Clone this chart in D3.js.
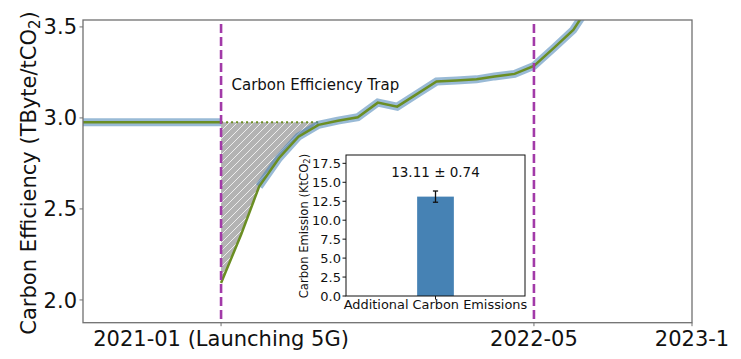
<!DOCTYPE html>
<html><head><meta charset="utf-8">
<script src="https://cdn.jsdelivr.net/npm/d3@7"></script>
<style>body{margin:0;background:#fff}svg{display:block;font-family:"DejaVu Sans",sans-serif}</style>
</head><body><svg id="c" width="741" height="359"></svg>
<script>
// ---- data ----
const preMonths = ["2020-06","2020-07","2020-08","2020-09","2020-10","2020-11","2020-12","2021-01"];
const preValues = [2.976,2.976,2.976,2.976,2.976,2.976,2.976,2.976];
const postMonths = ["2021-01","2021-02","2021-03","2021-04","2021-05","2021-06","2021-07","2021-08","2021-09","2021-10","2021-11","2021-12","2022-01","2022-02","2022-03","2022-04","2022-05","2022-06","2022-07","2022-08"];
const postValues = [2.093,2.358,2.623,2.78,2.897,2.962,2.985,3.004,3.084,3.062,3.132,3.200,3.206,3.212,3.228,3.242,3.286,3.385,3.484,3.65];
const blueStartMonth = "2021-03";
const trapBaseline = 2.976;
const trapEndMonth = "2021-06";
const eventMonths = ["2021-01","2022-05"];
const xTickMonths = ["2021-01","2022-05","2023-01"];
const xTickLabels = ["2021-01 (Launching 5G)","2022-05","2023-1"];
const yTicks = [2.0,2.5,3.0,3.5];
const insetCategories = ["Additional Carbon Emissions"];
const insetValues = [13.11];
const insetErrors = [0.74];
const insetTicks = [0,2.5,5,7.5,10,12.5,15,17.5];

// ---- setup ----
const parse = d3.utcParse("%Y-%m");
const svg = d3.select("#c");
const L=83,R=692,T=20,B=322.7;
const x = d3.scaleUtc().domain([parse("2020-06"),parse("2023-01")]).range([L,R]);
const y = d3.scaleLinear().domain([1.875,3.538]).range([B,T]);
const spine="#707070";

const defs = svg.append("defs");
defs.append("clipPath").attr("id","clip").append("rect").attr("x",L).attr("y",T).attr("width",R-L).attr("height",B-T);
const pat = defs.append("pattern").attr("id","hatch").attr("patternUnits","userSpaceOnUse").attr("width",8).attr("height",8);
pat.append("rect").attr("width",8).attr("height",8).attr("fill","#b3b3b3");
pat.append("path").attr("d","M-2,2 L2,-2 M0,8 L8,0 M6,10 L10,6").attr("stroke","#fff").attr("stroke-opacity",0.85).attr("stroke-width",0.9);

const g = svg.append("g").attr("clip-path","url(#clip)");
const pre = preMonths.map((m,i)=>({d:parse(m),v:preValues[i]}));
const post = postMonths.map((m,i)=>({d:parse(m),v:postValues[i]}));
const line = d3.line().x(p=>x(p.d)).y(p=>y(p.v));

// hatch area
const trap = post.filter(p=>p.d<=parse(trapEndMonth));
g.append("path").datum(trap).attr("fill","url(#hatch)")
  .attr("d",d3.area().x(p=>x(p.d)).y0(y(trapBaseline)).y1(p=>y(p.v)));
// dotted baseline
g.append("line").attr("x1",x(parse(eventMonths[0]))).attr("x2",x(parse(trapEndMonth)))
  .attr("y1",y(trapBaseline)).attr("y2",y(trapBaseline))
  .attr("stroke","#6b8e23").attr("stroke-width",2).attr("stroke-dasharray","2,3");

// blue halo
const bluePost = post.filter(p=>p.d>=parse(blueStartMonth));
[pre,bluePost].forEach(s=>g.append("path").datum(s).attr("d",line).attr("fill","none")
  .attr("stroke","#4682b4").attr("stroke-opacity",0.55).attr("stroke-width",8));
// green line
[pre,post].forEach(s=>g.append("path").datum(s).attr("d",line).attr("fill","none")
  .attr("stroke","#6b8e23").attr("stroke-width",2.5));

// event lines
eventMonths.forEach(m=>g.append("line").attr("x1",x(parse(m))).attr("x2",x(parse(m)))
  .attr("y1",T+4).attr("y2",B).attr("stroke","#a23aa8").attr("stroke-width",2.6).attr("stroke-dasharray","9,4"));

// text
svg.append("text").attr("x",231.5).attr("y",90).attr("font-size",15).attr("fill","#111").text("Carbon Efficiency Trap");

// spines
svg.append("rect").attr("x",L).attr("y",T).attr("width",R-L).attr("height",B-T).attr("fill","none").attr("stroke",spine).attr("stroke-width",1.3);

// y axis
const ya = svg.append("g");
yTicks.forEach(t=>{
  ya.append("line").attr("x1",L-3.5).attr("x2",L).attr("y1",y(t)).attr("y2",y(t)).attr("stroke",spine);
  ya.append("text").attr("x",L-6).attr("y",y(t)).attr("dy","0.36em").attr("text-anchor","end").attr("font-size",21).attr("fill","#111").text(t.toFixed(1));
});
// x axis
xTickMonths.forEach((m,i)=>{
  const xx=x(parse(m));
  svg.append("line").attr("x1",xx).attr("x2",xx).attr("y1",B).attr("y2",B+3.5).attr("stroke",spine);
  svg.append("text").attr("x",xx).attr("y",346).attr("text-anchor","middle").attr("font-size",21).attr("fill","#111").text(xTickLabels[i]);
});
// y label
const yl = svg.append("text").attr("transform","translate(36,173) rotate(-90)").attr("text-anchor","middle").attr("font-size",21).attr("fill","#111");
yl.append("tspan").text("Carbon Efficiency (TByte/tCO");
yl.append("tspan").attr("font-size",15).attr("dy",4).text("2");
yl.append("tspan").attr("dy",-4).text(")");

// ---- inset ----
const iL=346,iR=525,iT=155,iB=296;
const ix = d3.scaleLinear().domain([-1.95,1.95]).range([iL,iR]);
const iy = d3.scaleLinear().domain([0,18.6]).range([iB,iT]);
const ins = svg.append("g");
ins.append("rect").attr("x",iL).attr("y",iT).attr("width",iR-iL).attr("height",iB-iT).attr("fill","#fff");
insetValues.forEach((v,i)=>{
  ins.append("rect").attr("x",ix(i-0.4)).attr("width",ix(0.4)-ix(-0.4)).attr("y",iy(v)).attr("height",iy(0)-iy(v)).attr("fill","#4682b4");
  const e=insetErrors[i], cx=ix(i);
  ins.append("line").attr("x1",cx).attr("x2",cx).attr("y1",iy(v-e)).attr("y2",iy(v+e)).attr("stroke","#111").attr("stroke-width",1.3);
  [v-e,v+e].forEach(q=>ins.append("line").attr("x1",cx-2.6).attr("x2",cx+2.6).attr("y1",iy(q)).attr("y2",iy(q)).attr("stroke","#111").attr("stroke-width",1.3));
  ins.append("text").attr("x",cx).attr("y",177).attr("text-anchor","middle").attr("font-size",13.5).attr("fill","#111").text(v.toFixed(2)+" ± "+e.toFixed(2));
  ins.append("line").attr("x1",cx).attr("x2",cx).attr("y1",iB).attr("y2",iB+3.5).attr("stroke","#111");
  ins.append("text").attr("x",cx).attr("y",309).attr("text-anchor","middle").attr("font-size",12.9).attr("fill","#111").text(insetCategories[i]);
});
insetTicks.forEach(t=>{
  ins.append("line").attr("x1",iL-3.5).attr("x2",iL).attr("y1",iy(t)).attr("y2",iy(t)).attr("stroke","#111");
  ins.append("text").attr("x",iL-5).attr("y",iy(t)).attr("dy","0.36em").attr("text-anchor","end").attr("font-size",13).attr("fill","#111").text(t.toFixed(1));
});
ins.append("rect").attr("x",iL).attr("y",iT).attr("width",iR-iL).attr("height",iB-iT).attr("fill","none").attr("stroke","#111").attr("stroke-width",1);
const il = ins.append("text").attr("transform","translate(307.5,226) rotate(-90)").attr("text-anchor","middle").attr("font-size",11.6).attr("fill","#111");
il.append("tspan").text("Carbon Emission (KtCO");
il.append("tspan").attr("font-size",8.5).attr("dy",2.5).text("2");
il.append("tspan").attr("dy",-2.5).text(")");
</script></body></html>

==

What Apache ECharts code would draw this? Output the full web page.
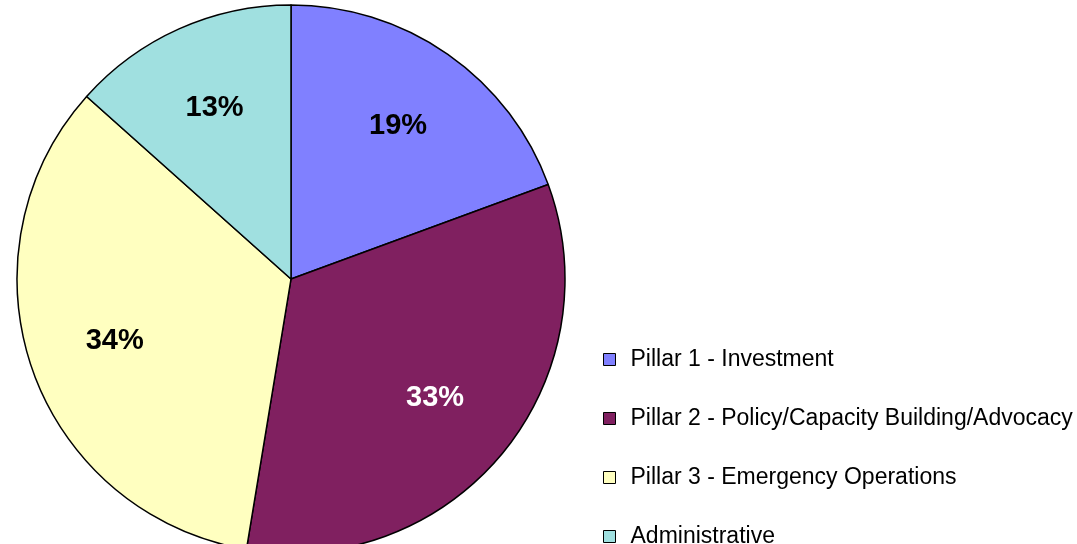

DIRECTIONS:
How many lines of these entries hold the string "this"? Answer with the number alone.

THE REPLY:
2